On Tue, Dec 9, 2008 at 12:21 PM, Gregory Maxwell gmaxwell@gmail.com wrote:
On Tue, Dec 9, 2008 at 11:27 AM, Anthony wikimail@inbox.org wrote: [snip]
Can you suggest anything better that we can do to prevent people from minting as many accounts as they like and causing trouble.
You could require an email address...
Would not have the desired effect. Do you agree or do I need to make a point by mailbombing you from 10,000 email addresses? :)
No system is perfect. You asked for something better.
IPs aren't a perfect proof of work but they are vastly better than
email addresses.
The two aren't mutually exclusive, though.
They are also painless for the user in the common case, unlike email.
So they're fine for the common case. This isn't a common case.
I'm not saying that the ISPs doing this filtering are right, and the WMF relying on IP addresses is wrong. I'm just pointing out that you're both doing nonstandard things, and the two are colliding.

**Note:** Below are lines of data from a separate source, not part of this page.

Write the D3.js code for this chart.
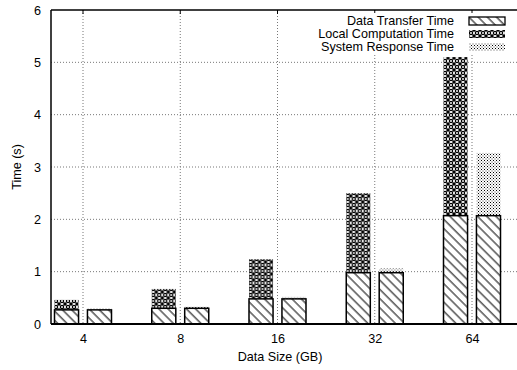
<!DOCTYPE html>
<html>
<head>
<meta charset="utf-8">
<script src="https://cdn.jsdelivr.net/npm/d3@7"></script>
<style>
  body { margin: 0; background: #fff; }
  text { font-family: "Liberation Sans", Arial, sans-serif; font-size: 12.6px; fill: #000; }
</style>
</head>
<body>
<div id="chart"></div>
<script>
// donnees
const dataSizes = ["4", "8", "16", "32", "64"];
const transferTime = [0.27, 0.30, 0.48, 0.98, 2.07];
const computeTime = [0.19, 0.37, 0.76, 1.52, 3.03];
const responseTime = [0.03, 0.03, 0.04, 0.08, 1.20];
const yTicks = [0, 1, 2, 3, 4, 5, 6];
const legendLabels = ["Data Transfer Time", "Local Computation Time", "System Response Time"];

const W = 517, H = 370;
const margin = { top: 10, right: -30, bottom: 46, left: 51 };
const plotW = W - margin.left - margin.right;
const plotH = H - margin.top - margin.bottom;

const svg = d3.select("#chart").append("svg")
    .attr("width", W)
    .attr("height", H);

// motifs de remplissage
const defs = svg.append("defs");

const pTransfer = defs.append("pattern")
    .attr("id", "pTransfer")
    .attr("patternUnits", "userSpaceOnUse")
    .attr("width", 6.5).attr("height", 6.5)
    .attr("patternTransform", "rotate(-45)");
pTransfer.append("rect").attr("width", 6.5).attr("height", 6.5).attr("fill", "#fff");
pTransfer.append("line")
    .attr("x1", 1).attr("y1", 0).attr("x2", 1).attr("y2", 6.5)
    .attr("stroke", "#000").attr("stroke-width", 1);

const pCompute = defs.append("pattern")
    .attr("id", "pCompute")
    .attr("patternUnits", "userSpaceOnUse")
    .attr("width", 6).attr("height", 6);
pCompute.append("rect").attr("width", 6).attr("height", 6).attr("fill", "#fff");
pCompute.append("circle").attr("cx", 3).attr("cy", 3).attr("r", 1.6)
    .attr("fill", "none").attr("stroke", "#000").attr("stroke-width", 1.3);
[[0, 0], [6, 0], [0, 6], [6, 6]].forEach(p => {
    pCompute.append("rect").attr("x", p[0] - 1.6).attr("y", p[1] - 1.6)
        .attr("width", 3.2).attr("height", 3.2).attr("fill", "#000");
});

const pResponse = defs.append("pattern")
    .attr("id", "pResponse")
    .attr("patternUnits", "userSpaceOnUse")
    .attr("width", 3).attr("height", 3);
pResponse.append("rect").attr("width", 3).attr("height", 3).attr("fill", "#fff");
pResponse.append("rect").attr("x", 0).attr("y", 0).attr("width", 1).attr("height", 1).attr("fill", "#000");
pResponse.append("rect").attr("x", 1.5).attr("y", 1.5).attr("width", 1).attr("height", 1).attr("fill", "#444");

const g = svg.append("g")
    .attr("transform", "translate(" + margin.left + "," + margin.top + ")");

const x = d3.scalePoint()
    .domain(dataSizes)
    .range([32, 421]);

const xSub = d3.scaleBand()
    .domain([0, 1])
    .range([-28.5, 28.5])
    .paddingInner(0.27);

const y = d3.scaleLinear()
    .domain([0, 6])
    .range([plotH, 0]);

// grille pointillee
g.append("g").selectAll("line")
    .data(yTicks.slice(1, -1))
    .join("line")
    .attr("x1", 0).attr("x2", plotW)
    .attr("y1", d => y(d)).attr("y2", d => y(d))
    .attr("stroke", "#777").attr("stroke-width", 1)
    .attr("stroke-dasharray", "1,2");

g.append("g").selectAll("line")
    .data(dataSizes)
    .join("line")
    .attr("x1", d => x(d)).attr("x2", d => x(d))
    .attr("y1", 0).attr("y2", plotH)
    .attr("stroke", "#777").attr("stroke-width", 1)
    .attr("stroke-dasharray", "1,2");

// barres
const groups = g.append("g").selectAll("g")
    .data(dataSizes)
    .join("g")
    .attr("transform", d => "translate(" + x(d) + ",0)");

groups.each(function (d, i) {
    const grp = d3.select(this);
    const bw = xSub.bandwidth();
    // barre 1 : transfert + calcul local
    grp.append("rect")
        .attr("x", xSub(0))
        .attr("y", y(transferTime[i] + computeTime[i]))
        .attr("width", bw)
        .attr("height", y(transferTime[i]) - y(transferTime[i] + computeTime[i]))
        .attr("fill", "url(#pCompute)");
    grp.append("rect")
        .attr("x", xSub(0))
        .attr("y", y(transferTime[i]))
        .attr("width", bw)
        .attr("height", y(0) - y(transferTime[i]))
        .attr("fill", "url(#pTransfer)")
        .attr("stroke", "#000").attr("stroke-width", 1.5);
    // barre 2 : transfert + reponse systeme
    grp.append("rect")
        .attr("x", xSub(1))
        .attr("y", y(transferTime[i] + responseTime[i]))
        .attr("width", bw)
        .attr("height", y(transferTime[i]) - y(transferTime[i] + responseTime[i]))
        .attr("fill", "url(#pResponse)");
    grp.append("rect")
        .attr("x", xSub(1))
        .attr("y", y(transferTime[i]))
        .attr("width", bw)
        .attr("height", y(0) - y(transferTime[i]))
        .attr("fill", "url(#pTransfer)")
        .attr("stroke", "#000").attr("stroke-width", 1.5);
});

// axes
const axeY = d3.axisLeft(y).tickValues(yTicks).tickFormat(d3.format("d")).tickSize(0).tickPadding(10);
const gy = g.append("g").call(axeY);
gy.select(".domain").remove();
gy.selectAll("text").style("font-size", "12.6px").style("font-family", "Liberation Sans, Arial, sans-serif");

const axeX = d3.axisBottom(x).tickSize(0).tickPadding(10);
const gx = g.append("g").attr("transform", "translate(0," + plotH + ")").call(axeX);
gx.select(".domain").remove();
gx.selectAll("text").style("font-size", "12.6px").style("font-family", "Liberation Sans, Arial, sans-serif");

// petites graduations en haut
g.append("g").selectAll("line")
    .data(dataSizes)
    .join("line")
    .attr("x1", d => x(d)).attr("x2", d => x(d))
    .attr("y1", 0).attr("y2", 4)
    .attr("stroke", "#000").attr("stroke-width", 1);

// cadre
g.append("line").attr("x1", 0).attr("x2", plotW).attr("y1", 0).attr("y2", 0)
    .attr("stroke", "#000").attr("stroke-width", 1.5);
g.append("line").attr("x1", 0).attr("x2", plotW).attr("y1", plotH).attr("y2", plotH)
    .attr("stroke", "#000").attr("stroke-width", 2);
g.append("line").attr("x1", 0).attr("x2", 0).attr("y1", 0).attr("y2", plotH)
    .attr("stroke", "#000").attr("stroke-width", 1.5);

// titres des axes
svg.append("text")
    .attr("x", margin.left + 229)
    .attr("y", 361)
    .attr("text-anchor", "middle")
    .text("Data Size (GB)");

svg.append("text")
    .attr("transform", "translate(21," + (margin.top + plotH / 2) + ") rotate(-90)")
    .attr("text-anchor", "middle")
    .text("Time (s)");

// legende (fond blanc qui cache la grille)
const fills = ["url(#pTransfer)", "url(#pCompute)", "url(#pResponse)"];
const legend = svg.append("g");
legend.append("rect")
    .attr("x", 300).attr("y", 13)
    .attr("width", 210).attr("height", 41)
    .attr("fill", "#fff");
legendLabels.forEach((lab, i) => {
    const ly = 21 + i * 13;
    legend.append("text")
        .attr("x", 454)
        .attr("y", ly)
        .attr("dy", "0.35em")
        .attr("text-anchor", "end")
        .text(lab);
    legend.append("rect")
        .attr("x", 469)
        .attr("y", ly - 4)
        .attr("width", 36)
        .attr("height", 8)
        .attr("fill", fills[i])
        .attr("stroke", i == 0 ? "#000" : "none")
        .attr("stroke-width", 1.3);
});
</script>
</body>
</html>
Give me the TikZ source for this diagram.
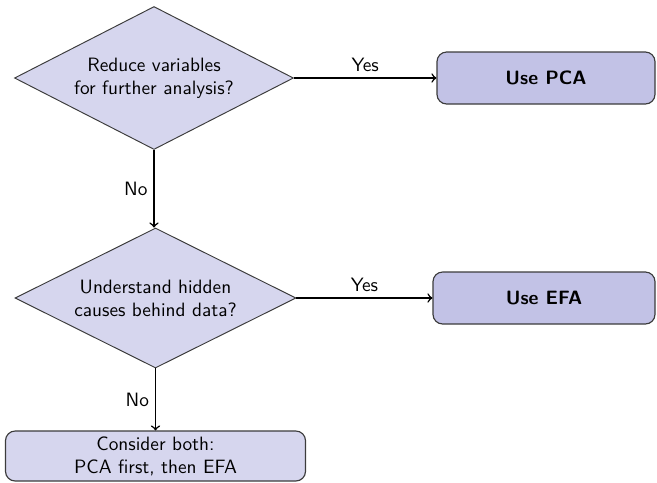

We are allowing people to edit from the UK, you know — they have to
now go through a painful registration process.
I didn't know that, nor do I think it matters. The point is, you (or someone) was trying to put the blame for the blocking of editors solely on the policies of the IWF, and that is completely misleading.
You've hopped on a pointless tangent in any case: We wouldn't have these problems if they blocked the image rather than the text. (Images are served from another IP that doesn't currently go through the censoring filters) They don't claim to want to block the text, if they did there would be more grounds to debate the wisdom of using IPs for anything.
Actually, their policy is to block the image and the page on which it resides. They screwed up on blocking the image, although that could be accidental and caused by another nonstandard practice of Wikipedia - having text pages that end with .jpg.